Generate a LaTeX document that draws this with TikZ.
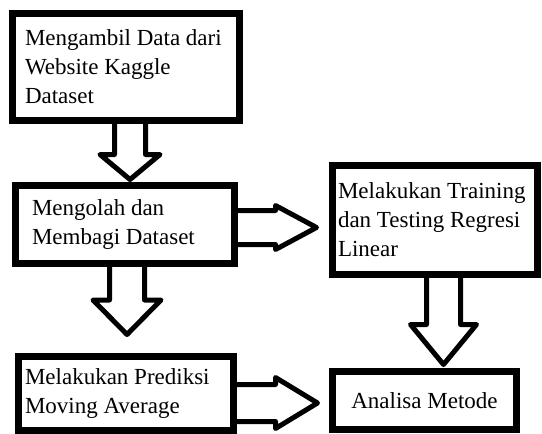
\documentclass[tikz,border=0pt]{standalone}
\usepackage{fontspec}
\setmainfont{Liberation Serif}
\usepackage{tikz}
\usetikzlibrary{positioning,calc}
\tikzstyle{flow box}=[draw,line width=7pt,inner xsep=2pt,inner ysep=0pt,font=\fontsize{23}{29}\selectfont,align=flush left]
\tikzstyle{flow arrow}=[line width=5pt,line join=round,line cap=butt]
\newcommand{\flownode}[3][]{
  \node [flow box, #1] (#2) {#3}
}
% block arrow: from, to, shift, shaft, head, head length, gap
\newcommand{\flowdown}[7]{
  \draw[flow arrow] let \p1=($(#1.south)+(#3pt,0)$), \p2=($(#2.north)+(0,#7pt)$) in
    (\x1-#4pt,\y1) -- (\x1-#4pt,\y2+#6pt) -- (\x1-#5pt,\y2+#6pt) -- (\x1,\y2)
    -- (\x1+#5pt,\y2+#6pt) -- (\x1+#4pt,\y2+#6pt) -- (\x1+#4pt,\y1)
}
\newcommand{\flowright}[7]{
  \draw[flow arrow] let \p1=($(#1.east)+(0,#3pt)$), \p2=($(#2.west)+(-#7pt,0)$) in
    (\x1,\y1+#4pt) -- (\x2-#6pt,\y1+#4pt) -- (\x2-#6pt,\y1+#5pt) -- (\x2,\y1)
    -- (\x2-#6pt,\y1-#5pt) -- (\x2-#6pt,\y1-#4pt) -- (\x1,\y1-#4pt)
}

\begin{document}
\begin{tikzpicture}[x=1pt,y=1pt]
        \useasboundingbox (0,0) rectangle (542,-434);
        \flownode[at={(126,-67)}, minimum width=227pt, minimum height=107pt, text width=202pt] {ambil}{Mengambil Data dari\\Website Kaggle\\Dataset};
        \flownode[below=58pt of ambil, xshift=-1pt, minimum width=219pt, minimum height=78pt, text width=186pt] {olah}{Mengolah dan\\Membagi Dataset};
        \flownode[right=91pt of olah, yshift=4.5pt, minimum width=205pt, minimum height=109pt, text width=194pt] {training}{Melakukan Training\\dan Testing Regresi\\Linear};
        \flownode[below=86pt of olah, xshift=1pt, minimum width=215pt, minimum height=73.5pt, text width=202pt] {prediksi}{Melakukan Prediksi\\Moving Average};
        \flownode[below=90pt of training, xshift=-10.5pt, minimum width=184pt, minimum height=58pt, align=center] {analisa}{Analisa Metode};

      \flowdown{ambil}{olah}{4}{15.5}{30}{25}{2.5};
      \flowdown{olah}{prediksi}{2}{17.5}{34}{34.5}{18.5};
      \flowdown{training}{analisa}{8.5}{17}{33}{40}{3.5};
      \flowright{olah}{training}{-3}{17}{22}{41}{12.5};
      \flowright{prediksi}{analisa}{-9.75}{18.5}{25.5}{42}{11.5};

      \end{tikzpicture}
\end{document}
_ _ _ _ _
__WHAT THIS TASK INVOLVES__
Reproduce all of the material exactly, apart from the pictures.

__IN RESPONSE__
Generate a LaTeX document that draws this with TikZ.
\documentclass[tikz,border=0pt]{standalone}
\usepackage{fontspec}
\setmainfont{Liberation Serif}
\usepackage{tikz}
\usetikzlibrary{positioning,calc}
\tikzstyle{flow box}=[draw,line width=7pt,inner xsep=2pt,inner ysep=0pt,font=\fontsize{23}{29}\selectfont,align=flush left]
\tikzstyle{flow arrow}=[line width=5pt,line join=round,line cap=butt]
\newcommand{\flownode}[3][]{
  \node [flow box, #1] (#2) {#3}
}
% block arrow: from, to, shift, shaft, head, head length, gap
\newcommand{\flowdown}[7]{
  \draw[flow arrow] let \p1=($(#1.south)+(#3pt,0)$), \p2=($(#2.north)+(0,#7pt)$) in
    (\x1-#4pt,\y1) -- (\x1-#4pt,\y2+#6pt) -- (\x1-#5pt,\y2+#6pt) -- (\x1,\y2)
    -- (\x1+#5pt,\y2+#6pt) -- (\x1+#4pt,\y2+#6pt) -- (\x1+#4pt,\y1)
}
\newcommand{\flowright}[7]{
  \draw[flow arrow] let \p1=($(#1.east)+(0,#3pt)$), \p2=($(#2.west)+(-#7pt,0)$) in
    (\x1,\y1+#4pt) -- (\x2-#6pt,\y1+#4pt) -- (\x2-#6pt,\y1+#5pt) -- (\x2,\y1)
    -- (\x2-#6pt,\y1-#5pt) -- (\x2-#6pt,\y1-#4pt) -- (\x1,\y1-#4pt)
}

\begin{document}
\begin{tikzpicture}[x=1pt,y=1pt]
        \useasboundingbox (0,0) rectangle (542,-434);
        \flownode[at={(126,-67)}, minimum width=227pt, minimum height=107pt, text width=202pt] {ambil}{Mengambil Data dari\\Website Kaggle\\Dataset};
        \flownode[below=58pt of ambil, xshift=-1pt, minimum width=219pt, minimum height=78pt, text width=186pt] {olah}{Mengolah dan\\Membagi Dataset};
        \flownode[right=91pt of olah, yshift=4.5pt, minimum width=205pt, minimum height=109pt, text width=194pt] {training}{Melakukan Training\\dan Testing Regresi\\Linear};
        \flownode[below=86pt of olah, xshift=1pt, minimum width=215pt, minimum height=73.5pt, text width=202pt] {prediksi}{Melakukan Prediksi\\Moving Average};
        \flownode[below=90pt of training, xshift=-10.5pt, minimum width=184pt, minimum height=58pt, align=center] {analisa}{Analisa Metode};

      \flowdown{ambil}{olah}{4}{15.5}{30}{25}{2.5};
      \flowdown{olah}{prediksi}{2}{17.5}{34}{34.5}{18.5};
      \flowdown{training}{analisa}{8.5}{17}{33}{40}{3.5};
      \flowright{olah}{training}{-3}{17}{22}{41}{12.5};
      \flowright{prediksi}{analisa}{-9.75}{18.5}{25.5}{42}{11.5};

      \end{tikzpicture}
\end{document}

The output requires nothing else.